An orphan is a child whose mother or father or both has died. Historically, in the context of institutional ‘care’, the term ‘orphan’ did not necessarily mean a child whose parents had died. It was most often used to describe a child whose parent/s were (or were judged to be) unable, for many different reasons, to care for them.
Edwin Exon, superintendent of the Melbourne Orphan Asylum, attempted to define the term in a conference paper in 1891:
A child may be orphaned or bereaved wholly or partly by the death of one or of both parents, or by the disease, neglect, or criminal character of the parents.
This quote makes clear that it was certainly not the case that all children in orphanages and other institutions were ‘orphans’ in the technical sense.
Joanna Penglase’s book about growing up in ‘care’ in New South Wales is titled Orphans of the living, and she points out that
all children who are removed from parents – by whatever means and for whatever reasons – suffer the same feelings of grief and loss; they suffer as all children do who lose their parents.

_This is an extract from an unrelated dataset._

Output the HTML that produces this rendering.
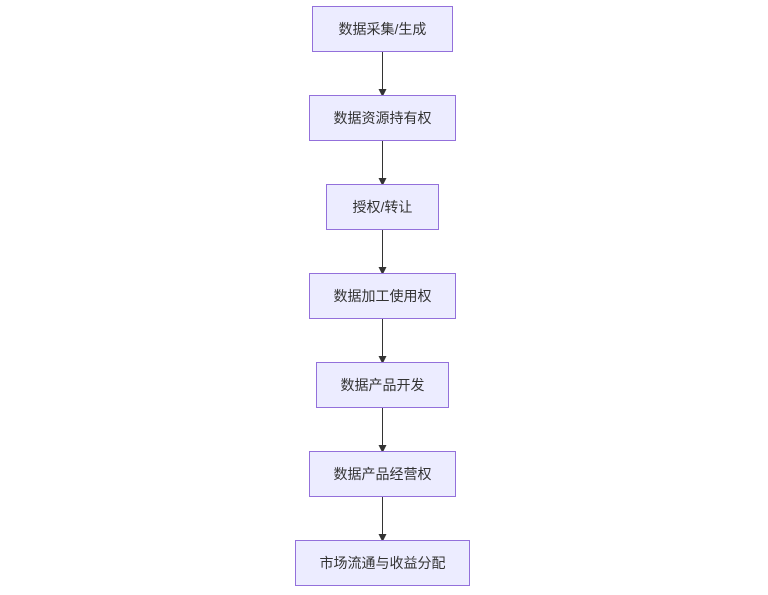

The term ‘single orphan’ was often used to describe children whose fathers had died, and the term double orphan meant children who had lost both parents. Welfare workers in Victoria in the mid-twentieth century used the term ‘orphans of the living’ to differentiate between ‘real orphans’ and the circumstances of other children in care. Welfare workers in Victoria in the mid-twentieth century used the term ‘orphans of the living’ to differentiate between ‘real orphans’ and the circumstances of other children in care.
This particular, misleading use of the term ‘orphan’ in the child welfare system is one factor contributing to many Care Leavers’ sense of bewilderment about their childhood experiences.
The Forgotten Australians Report stated how many children had been lied to, and incorrectly told they were orphans, only to discover the existence of one or two living parents later in life. Other children wrongly assumed they were orphans, as many children in ‘care’ were given very little information about their families.
‘Ken’, a former resident of St Nicholas’ Boys’ Home, spoke of how he had been misled to believe he was an ‘orphan’:
The Mission had forgot to tell me I had a family, four sisters, a father, mother, who had separated. My guess is that other boys – and girls – in the orphanage might have felt the same – that they were orphans also (Monk & Donoghue, 1994).